## Source code of charts

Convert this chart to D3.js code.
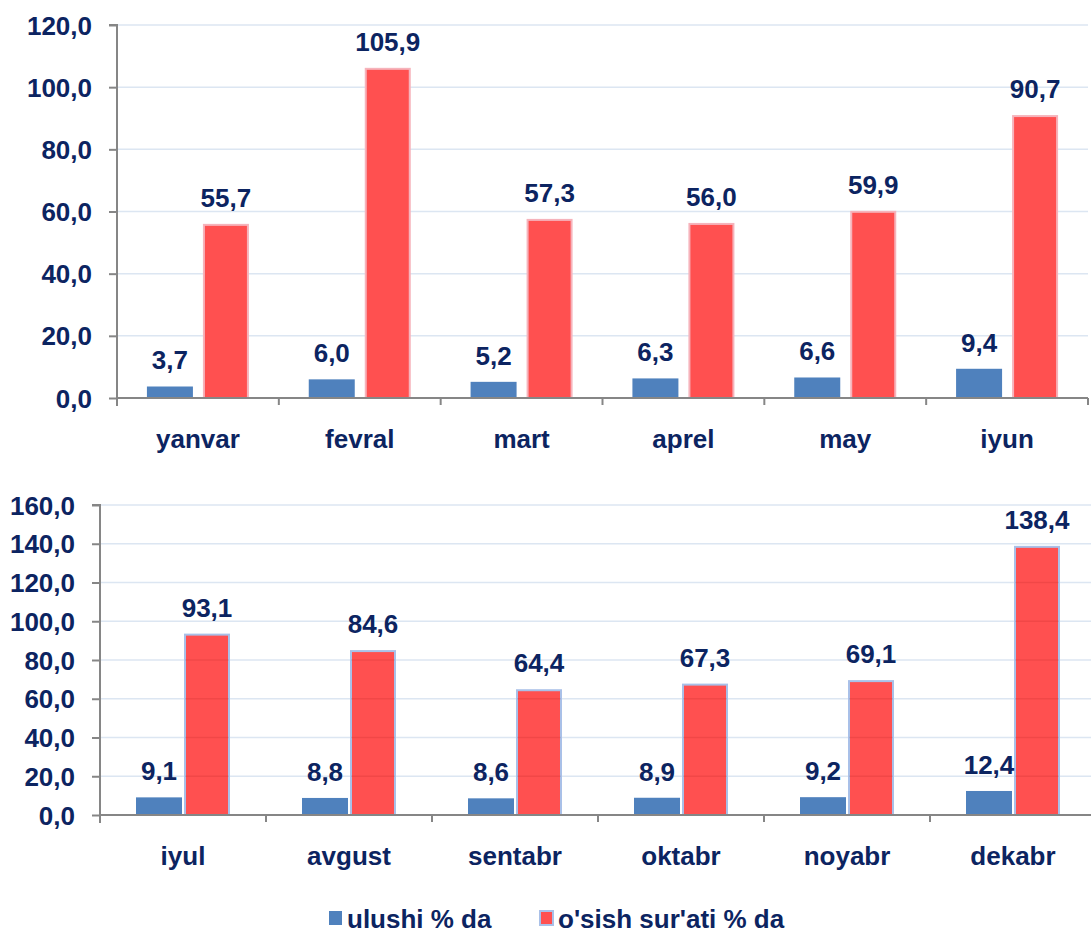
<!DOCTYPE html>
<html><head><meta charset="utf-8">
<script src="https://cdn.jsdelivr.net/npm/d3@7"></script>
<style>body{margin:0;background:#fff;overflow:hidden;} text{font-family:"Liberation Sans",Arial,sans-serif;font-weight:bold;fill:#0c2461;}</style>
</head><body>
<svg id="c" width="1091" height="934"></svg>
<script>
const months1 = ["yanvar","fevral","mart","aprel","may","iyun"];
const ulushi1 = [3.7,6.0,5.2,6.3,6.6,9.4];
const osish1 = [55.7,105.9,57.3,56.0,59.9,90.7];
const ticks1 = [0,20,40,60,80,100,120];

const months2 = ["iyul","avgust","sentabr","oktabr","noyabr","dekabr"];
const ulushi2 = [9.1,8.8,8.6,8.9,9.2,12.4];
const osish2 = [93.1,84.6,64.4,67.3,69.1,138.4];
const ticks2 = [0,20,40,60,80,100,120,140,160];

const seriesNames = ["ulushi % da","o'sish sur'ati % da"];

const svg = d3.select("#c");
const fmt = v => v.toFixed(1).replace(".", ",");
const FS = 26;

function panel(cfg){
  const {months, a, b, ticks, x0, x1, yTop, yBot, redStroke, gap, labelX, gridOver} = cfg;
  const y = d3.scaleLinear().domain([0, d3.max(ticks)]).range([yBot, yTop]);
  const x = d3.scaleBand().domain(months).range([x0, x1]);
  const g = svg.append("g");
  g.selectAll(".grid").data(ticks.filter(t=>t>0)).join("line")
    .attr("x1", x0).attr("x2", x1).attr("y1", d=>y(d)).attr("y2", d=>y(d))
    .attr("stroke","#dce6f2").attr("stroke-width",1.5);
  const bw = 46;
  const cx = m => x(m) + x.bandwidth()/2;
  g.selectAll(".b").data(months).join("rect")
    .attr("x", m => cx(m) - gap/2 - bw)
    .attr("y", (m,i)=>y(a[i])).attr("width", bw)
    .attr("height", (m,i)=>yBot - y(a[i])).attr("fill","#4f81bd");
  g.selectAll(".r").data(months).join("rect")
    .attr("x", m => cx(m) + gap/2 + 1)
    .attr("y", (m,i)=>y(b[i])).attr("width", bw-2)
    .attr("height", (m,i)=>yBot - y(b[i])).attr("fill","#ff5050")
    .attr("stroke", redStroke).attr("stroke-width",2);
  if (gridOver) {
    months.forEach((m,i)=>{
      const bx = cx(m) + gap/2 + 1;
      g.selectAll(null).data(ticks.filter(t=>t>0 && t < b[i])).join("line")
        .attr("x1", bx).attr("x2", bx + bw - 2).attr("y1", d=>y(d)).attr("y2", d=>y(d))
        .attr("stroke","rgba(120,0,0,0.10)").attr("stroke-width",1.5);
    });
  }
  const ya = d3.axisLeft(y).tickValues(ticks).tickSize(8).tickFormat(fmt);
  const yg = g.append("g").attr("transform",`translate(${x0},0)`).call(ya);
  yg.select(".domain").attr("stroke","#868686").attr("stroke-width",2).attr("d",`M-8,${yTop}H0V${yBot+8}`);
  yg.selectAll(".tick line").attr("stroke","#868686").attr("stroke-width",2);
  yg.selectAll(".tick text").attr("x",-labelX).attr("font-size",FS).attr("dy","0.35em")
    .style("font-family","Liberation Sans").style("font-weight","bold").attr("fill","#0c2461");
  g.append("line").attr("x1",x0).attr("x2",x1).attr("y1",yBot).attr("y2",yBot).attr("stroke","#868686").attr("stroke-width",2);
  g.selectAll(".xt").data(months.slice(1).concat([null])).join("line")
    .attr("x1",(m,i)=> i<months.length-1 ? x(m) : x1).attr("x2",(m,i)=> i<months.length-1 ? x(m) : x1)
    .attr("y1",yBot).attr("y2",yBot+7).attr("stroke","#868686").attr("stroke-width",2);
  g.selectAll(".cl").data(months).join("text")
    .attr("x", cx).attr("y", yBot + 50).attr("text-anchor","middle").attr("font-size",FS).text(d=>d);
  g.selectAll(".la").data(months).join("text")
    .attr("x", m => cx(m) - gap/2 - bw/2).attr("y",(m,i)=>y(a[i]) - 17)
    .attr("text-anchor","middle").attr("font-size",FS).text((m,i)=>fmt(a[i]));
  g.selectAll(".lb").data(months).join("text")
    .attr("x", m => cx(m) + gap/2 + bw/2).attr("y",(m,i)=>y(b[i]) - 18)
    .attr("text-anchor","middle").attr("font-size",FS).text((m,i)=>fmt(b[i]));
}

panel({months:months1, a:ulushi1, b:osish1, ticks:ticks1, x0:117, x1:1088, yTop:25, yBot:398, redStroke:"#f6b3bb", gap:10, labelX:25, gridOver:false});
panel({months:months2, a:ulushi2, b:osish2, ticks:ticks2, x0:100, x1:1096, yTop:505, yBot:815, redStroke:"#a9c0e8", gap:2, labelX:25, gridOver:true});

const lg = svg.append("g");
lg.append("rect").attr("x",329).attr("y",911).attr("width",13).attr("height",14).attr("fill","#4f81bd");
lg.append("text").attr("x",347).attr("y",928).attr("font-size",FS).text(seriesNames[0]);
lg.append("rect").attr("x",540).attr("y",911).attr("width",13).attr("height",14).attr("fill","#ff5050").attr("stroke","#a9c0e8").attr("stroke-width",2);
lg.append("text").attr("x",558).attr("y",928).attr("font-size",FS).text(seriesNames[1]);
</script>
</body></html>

* * *

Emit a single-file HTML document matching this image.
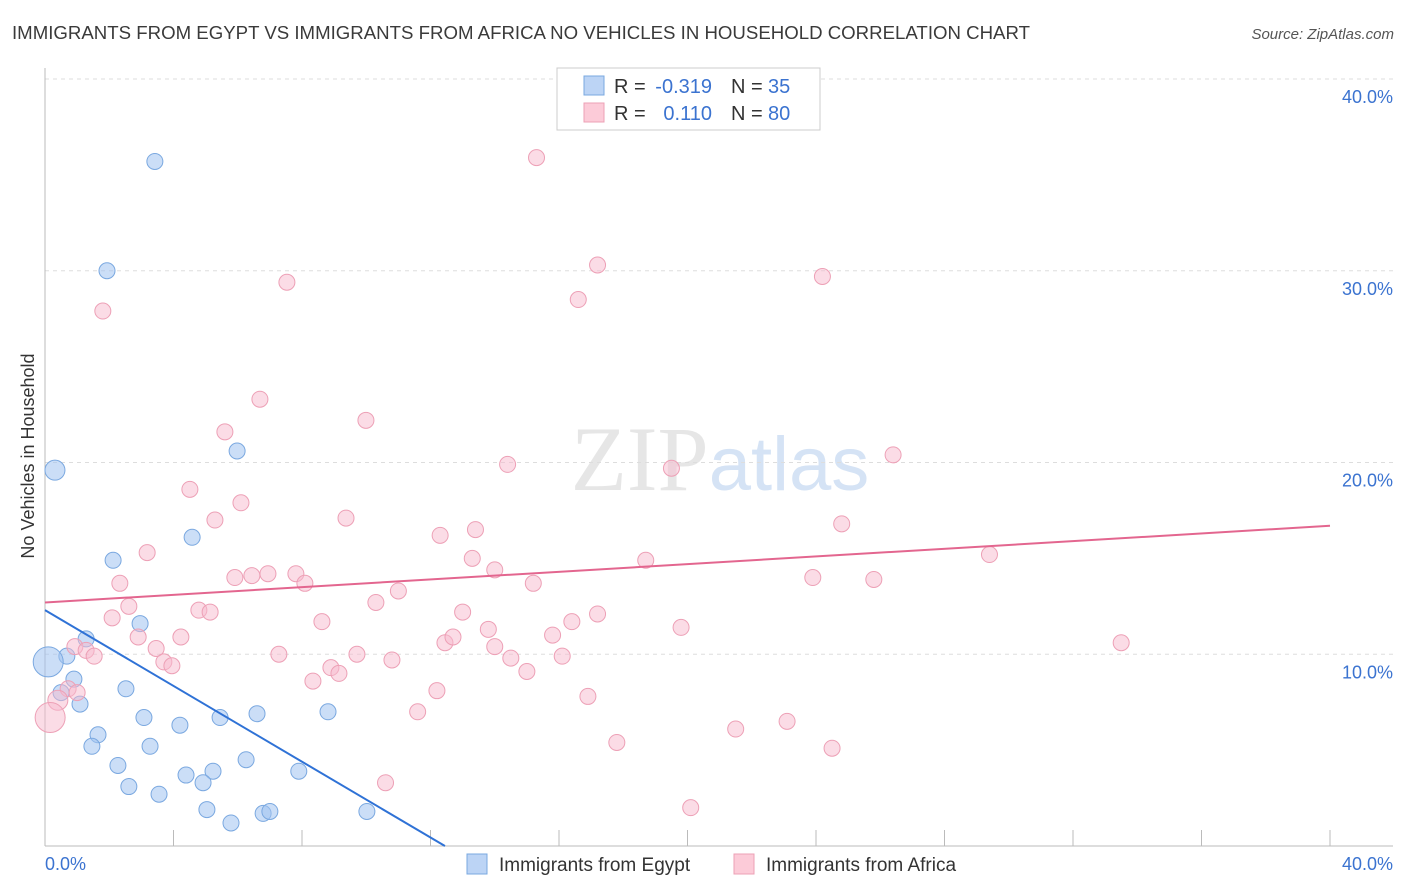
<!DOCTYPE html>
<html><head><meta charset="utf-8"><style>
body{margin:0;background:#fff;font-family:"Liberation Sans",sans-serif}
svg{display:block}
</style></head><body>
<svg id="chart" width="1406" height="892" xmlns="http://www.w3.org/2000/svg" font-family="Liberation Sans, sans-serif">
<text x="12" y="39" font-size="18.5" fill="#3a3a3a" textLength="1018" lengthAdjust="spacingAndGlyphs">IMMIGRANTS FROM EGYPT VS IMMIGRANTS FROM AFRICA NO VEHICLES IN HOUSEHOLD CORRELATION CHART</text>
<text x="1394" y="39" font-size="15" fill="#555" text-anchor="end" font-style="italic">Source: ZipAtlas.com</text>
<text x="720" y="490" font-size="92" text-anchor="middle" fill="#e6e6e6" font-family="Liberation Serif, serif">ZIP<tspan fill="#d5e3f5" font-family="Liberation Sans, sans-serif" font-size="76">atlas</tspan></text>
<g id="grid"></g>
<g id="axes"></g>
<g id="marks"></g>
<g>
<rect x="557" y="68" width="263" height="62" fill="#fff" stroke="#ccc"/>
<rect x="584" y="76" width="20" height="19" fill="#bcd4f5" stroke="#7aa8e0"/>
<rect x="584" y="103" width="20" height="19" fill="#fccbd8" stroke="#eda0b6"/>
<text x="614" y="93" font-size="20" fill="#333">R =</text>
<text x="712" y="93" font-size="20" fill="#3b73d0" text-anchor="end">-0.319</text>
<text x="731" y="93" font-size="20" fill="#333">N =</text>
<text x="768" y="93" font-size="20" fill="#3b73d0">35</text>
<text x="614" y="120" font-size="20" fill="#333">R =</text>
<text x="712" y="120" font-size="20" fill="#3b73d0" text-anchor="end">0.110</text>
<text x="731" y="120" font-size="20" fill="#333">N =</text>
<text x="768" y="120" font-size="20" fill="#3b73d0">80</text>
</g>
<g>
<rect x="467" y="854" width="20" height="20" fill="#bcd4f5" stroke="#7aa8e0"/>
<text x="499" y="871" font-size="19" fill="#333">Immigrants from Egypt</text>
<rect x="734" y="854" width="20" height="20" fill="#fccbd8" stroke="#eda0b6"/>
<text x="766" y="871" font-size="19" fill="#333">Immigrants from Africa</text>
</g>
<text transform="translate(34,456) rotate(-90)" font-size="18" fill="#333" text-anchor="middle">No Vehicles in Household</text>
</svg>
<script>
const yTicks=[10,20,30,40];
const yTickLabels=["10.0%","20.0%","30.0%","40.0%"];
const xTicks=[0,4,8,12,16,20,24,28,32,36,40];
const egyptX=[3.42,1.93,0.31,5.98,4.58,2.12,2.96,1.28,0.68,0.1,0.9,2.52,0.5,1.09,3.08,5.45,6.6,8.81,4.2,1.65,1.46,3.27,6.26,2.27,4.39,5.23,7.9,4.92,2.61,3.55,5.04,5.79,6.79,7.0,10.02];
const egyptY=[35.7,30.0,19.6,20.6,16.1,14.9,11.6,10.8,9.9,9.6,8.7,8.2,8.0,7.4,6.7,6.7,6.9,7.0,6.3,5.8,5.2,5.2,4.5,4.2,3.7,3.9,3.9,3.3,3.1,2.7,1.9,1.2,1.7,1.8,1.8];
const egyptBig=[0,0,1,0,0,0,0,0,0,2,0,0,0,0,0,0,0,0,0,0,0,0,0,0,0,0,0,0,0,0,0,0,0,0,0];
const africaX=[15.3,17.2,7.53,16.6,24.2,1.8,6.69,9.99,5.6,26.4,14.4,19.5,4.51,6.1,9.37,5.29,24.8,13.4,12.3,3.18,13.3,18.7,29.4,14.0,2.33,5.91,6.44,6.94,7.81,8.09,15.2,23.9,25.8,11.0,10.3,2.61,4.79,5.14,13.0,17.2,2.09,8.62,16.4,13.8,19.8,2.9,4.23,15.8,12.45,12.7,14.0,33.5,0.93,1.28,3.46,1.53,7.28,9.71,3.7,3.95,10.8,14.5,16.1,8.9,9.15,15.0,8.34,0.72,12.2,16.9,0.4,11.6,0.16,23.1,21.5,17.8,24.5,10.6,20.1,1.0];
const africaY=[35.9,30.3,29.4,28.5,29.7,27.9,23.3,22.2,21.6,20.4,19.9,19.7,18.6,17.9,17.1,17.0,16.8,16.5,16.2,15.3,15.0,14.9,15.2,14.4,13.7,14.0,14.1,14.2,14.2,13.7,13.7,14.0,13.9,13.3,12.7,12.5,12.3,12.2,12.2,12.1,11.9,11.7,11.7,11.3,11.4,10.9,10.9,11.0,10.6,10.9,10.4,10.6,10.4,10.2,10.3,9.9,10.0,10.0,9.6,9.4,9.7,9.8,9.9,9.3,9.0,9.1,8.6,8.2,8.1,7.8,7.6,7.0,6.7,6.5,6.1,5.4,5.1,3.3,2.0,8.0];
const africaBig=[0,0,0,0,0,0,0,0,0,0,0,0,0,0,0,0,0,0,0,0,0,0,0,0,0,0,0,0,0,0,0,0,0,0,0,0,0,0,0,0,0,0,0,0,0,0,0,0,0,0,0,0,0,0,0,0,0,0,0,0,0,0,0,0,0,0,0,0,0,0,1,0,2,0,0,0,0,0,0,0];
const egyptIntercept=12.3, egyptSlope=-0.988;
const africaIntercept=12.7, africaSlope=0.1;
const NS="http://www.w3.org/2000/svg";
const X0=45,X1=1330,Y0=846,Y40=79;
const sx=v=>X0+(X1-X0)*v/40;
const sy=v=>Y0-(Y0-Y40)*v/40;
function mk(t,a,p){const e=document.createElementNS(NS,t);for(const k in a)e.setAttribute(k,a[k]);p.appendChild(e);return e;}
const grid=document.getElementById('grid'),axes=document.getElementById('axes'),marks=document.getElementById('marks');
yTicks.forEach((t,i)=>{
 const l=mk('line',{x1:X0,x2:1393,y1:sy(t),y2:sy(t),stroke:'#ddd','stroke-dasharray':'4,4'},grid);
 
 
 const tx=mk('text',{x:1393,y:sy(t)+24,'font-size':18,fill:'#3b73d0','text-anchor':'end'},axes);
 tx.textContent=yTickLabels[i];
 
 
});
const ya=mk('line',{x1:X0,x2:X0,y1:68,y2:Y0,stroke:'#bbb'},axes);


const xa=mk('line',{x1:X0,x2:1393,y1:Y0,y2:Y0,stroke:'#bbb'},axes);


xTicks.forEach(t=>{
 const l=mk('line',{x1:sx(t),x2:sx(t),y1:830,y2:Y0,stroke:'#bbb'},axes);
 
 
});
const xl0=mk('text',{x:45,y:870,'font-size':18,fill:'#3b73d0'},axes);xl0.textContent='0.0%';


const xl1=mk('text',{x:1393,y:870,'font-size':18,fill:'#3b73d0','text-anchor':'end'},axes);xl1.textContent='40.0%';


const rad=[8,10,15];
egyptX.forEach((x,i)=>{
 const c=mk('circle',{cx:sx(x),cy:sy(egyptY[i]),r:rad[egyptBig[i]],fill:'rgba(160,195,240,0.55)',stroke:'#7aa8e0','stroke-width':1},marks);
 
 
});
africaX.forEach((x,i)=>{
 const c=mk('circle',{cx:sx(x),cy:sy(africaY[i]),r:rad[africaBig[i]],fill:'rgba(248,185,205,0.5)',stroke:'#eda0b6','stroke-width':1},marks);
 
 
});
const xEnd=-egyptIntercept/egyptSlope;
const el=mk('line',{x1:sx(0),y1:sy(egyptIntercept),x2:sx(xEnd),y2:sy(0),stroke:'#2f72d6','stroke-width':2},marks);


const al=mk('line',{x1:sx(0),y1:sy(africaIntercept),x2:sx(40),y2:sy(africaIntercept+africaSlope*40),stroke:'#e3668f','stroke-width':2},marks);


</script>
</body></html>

==

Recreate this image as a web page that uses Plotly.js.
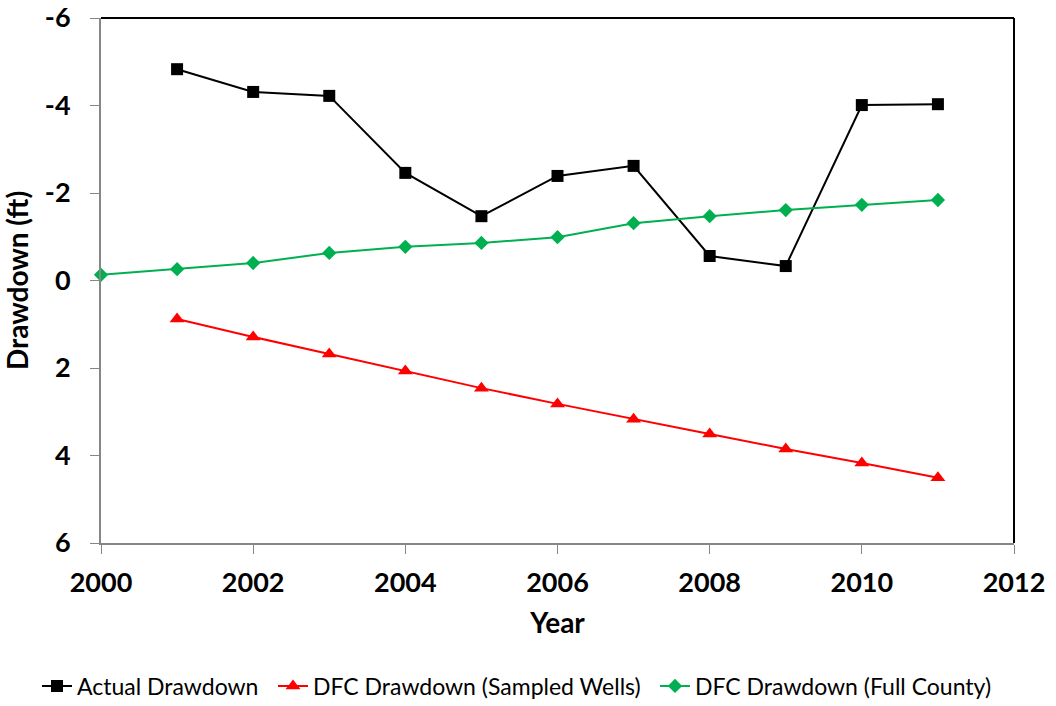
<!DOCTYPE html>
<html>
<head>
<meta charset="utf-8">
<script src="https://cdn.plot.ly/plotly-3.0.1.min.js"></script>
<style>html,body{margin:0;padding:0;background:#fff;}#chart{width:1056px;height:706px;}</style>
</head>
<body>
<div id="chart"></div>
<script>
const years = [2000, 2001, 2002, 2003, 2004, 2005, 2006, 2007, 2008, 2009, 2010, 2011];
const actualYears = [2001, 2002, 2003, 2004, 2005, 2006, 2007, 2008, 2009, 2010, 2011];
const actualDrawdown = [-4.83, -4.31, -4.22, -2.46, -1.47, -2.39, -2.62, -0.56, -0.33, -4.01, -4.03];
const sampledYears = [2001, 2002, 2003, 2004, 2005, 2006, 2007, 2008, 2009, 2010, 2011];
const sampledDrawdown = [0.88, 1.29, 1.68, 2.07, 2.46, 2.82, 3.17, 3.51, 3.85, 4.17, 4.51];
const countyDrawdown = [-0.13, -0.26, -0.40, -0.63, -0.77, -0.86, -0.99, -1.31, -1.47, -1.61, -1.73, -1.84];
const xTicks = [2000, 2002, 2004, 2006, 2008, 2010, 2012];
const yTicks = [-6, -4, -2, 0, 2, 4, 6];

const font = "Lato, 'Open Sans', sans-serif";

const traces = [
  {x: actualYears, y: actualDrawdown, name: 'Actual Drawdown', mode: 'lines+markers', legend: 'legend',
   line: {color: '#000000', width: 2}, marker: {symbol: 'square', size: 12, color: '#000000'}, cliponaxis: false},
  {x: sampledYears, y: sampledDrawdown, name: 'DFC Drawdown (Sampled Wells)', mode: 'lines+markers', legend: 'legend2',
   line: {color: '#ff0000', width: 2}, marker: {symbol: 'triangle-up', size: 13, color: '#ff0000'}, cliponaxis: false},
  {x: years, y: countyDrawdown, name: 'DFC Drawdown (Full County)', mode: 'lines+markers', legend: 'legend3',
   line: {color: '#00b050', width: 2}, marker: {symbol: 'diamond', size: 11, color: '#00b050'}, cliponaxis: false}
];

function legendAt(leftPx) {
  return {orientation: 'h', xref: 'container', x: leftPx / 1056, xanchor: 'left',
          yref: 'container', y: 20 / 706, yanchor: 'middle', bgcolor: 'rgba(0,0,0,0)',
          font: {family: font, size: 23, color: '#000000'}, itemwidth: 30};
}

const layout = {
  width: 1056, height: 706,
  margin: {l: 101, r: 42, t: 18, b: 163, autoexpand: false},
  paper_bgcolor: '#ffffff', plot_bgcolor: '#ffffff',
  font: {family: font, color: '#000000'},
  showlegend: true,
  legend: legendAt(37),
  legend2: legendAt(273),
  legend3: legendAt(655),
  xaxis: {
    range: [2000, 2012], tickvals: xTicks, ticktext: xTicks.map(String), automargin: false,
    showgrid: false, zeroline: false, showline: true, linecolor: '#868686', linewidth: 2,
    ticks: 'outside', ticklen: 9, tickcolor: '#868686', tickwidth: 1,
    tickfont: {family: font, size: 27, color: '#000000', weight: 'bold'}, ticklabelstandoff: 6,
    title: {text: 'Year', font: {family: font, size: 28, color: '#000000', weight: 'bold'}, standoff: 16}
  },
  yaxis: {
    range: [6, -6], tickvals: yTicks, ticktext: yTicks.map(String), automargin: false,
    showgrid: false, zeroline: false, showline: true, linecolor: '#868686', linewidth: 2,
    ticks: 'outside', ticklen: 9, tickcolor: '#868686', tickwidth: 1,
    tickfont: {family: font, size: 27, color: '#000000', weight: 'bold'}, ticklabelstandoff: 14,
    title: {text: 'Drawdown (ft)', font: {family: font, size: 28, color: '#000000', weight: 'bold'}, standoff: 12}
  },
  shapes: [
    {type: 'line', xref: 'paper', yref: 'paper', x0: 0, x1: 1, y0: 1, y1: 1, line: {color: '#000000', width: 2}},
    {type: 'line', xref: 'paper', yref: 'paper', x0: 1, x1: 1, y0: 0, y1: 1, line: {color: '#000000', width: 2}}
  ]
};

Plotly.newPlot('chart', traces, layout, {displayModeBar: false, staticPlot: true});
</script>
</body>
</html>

## Set task
In the listing above, find the line with "Convert this chart to D3.js code." and the line with "const FS = 26;". Copy exactly those lines and all between them, minus the images.

## Written solution
Convert this chart to D3.js code.
<!DOCTYPE html>
<html><head><meta charset="utf-8">
<script src="https://cdn.jsdelivr.net/npm/d3@7"></script>
<style>body{margin:0;background:#fff;overflow:hidden;} text{font-family:"Liberation Sans",Arial,sans-serif;font-weight:bold;fill:#0c2461;}</style>
</head><body>
<svg id="c" width="1091" height="934"></svg>
<script>
const months1 = ["yanvar","fevral","mart","aprel","may","iyun"];
const ulushi1 = [3.7,6.0,5.2,6.3,6.6,9.4];
const osish1 = [55.7,105.9,57.3,56.0,59.9,90.7];
const ticks1 = [0,20,40,60,80,100,120];

const months2 = ["iyul","avgust","sentabr","oktabr","noyabr","dekabr"];
const ulushi2 = [9.1,8.8,8.6,8.9,9.2,12.4];
const osish2 = [93.1,84.6,64.4,67.3,69.1,138.4];
const ticks2 = [0,20,40,60,80,100,120,140,160];

const seriesNames = ["ulushi % da","o'sish sur'ati % da"];

const svg = d3.select("#c");
const fmt = v => v.toFixed(1).replace(".", ",");
const FS = 26;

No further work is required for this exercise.